Senior phone executives have publicly discussed plans to begin imposing a new scheme for the delivery of Internet content ... [the] chairman and CEO of AT&T told Business Week in November, "Why should they be allowed to use my pipes? The Internet can't be free in that sense, because we and the cable companies have made an investment, and for a Google or Yahoo! or Vonage or anybody to expect to use these pipes [for] free is nuts!"
To ward off the prospect of virtual toll booths on the information highway, some new media companies and public-interest groups are calling for new federal policies requiring "network neutrality" on the Internet. Common Cause, Amazon, Google, Free Press, Media Access Project and Consumers Union, among others, have proposed that broadband providers would be prohibited from discriminating against all forms of digital content. For example, phone or cable companies would not be allowed to slow down competing or undesirable content.
Consider what would happen if an online advertisement promoting nuclear power prominently popped up on a cable broadband page, while a competing message from an environmental group was relegated to the margins. It is possible that all forms of civic and noncommercial online programming would be pushed to the end of a commercial digital queue.
Telephone and cable giants envision a potential lucrative "triple play," as they impose near-monopoly control over the residential broadband services that send video, voice and data communications flowing into our televisions, home computers, cell phones and iPods.
Mining Your Data
At the core of the new power held by phone and cable companies are tools delivering what is known as "deep packet inspection." With these tools, AT&T and others can readily know the packets of information you are receiving online -- from e-mail, to websites, to sharing of music, video and software downloads.
These "deep packet inspection" technologies are partly designed to make sure that the Internet pipeline doesn't become so congested it chokes off the delivery of timely communications. Such products have already been sold to universities and large businesses that want to more economically manage their Internet services. They are also being used to limit some peer-to-peer downloading, especially for music.

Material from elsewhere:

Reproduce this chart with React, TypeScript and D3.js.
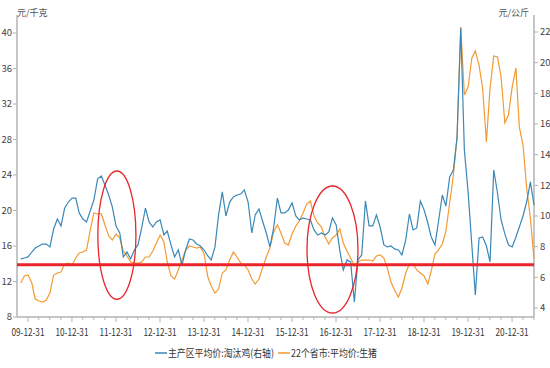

But these tools are also being promoted as ways that companies, such as Comcast and Bell South, can simply grab greater control over the Internet. For example ... Internet technology giant Cisco urges these companies to "meter individual subscriber usage by application," as individuals' online travels are "tracked" and "integrated with billing systems." Such tracking and billing is made possible because they will know "the identity and profile of the individual subscriber," "what the subscriber is doing" and "where the subscriber resides."

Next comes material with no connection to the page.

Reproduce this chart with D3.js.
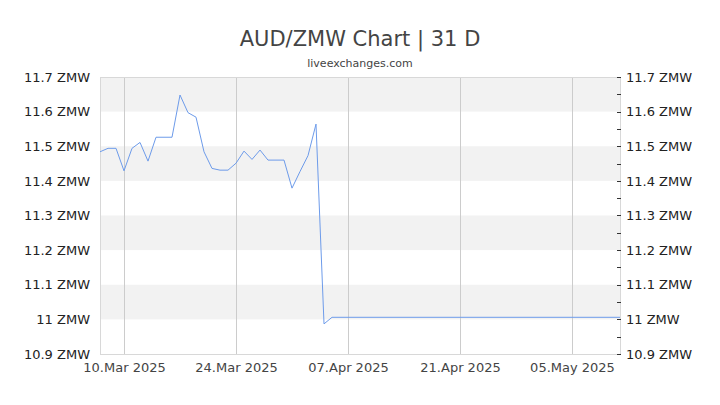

Will Google, Amazon and the other companies successfully fight the plans of the Bells and cable companies? Ultimately, they are likely to cut a deal because they, too, are interested in monetizing our online activities.
Our Digital Destiny
It was [the] former FCC chairman ... who permitted phone and cable giants to have greater control over broadband. Powell and his GOP majority eliminated longstanding regulatory safeguards requiring phone companies to operate as nondiscriminatory networks (technically known as "common carriers").
He refused to require that cable companies, when providing Internet access, also operate in a similar nondiscriminatory manner ... it is government regulation of the phone lines that helped make the Internet today's vibrant, diverse and democratic medium.

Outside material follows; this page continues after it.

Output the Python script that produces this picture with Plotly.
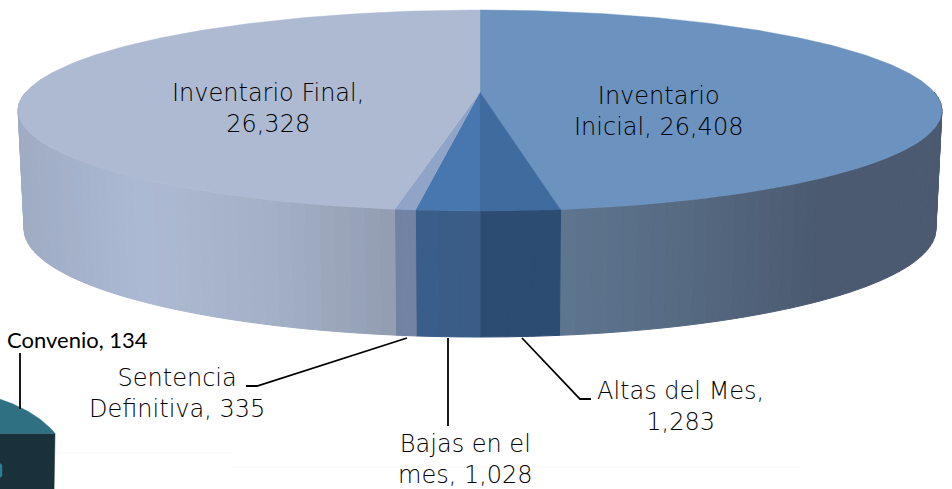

But now, the phone companies are lobbying Washington to kill off what's left of "common carrier" policy. They wish to operate their Internet services as fully "private" networks [and] oppose giving local communities the right to create their own local Internet wireless or wi-fi networks.
The future of the online media in the United States will ultimately depend on whether the Bells and cable companies are allowed to determine the country's "digital destiny."
So before there are any policy decisions, a national debate should begin about how the Internet should serve the public. We must insure that phone and cable companies operate their Internet services in the public interest -- as stewards for a vital medium for free expression.